ビットコインに次ぐ時価総額2位の座をキープしており、「ビットコインの次はコレがくるのでは」と期待を寄せる投資家も多いのが「イーサリアム」です。2024年5月、米SECより現物ETFが承認されたことで最高値を更新し、一層注目度がアップしています。ここでは松嶋真倫氏の著書『暗号資産をやさしく教えてくれる本』(あさ出版)より、今だからこそ知っておきたいイーサリアムの仕組みや開発計画などについて解説します。
ビットコインに次ぐ〈時価総額2位〉、ロシアの“若き天才”が開発した「イーサリアム」が注目されるワケ【マネックス証券アナリストが解説】 (※写真はイメージです/PIXTA)

イーサリアムの開発計画と技術改善

イーサリアムは、もともとビットコインと同じコンピュータ計算によって取引検証を行うプルーフ・オブ・ワーク(PoW)という仕組みを採用していましたが、2022年に資産の保有量に基づいて確率的に取引検証を行うプルーフ・オブ・ステーク(PoS)という仕組みへ移行しました。

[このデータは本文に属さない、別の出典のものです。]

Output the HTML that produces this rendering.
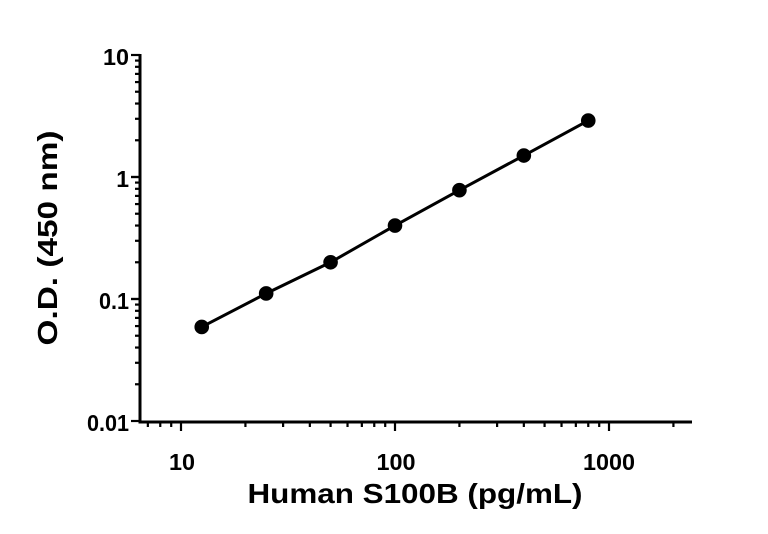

このアップデートによって検証にかかるコストが小さくなり、取引の処理性能が向上すると期待されています。

 

他にも「シャーディング」という取引の並列処理の仕組みも導入する予定です。これは検証者を複数のグループに分けて取引を分担して処理することで、ネットワークの負荷を減らします。創設者のヴィタリック・ブテリンはシャーディングの導入を含めてさらに4段階のアップデートを構想しており、最終的には秒間で10万件の取引を処理できるようになると述べています。

 

イーサリアムでは本体のブロックチェーンを拡張するだけではなく、「レイヤー2」と呼ばれる、本体以外のところで取引を効率的に処理するような仕組みも導入が進んでいます。たとえば、イーサリアムの本体以外で複数の取引を処理し、結果だけをまとめて本体に記録する技術があります。これによりイーサリアム本体では1000円以上かかる手数料が、レイヤー2を利用すれば100円以下の手数料に抑えられたりします。

 

このように、イーサリアムは複雑な取引にも耐えられるように様々な方法で技術改善を図っています。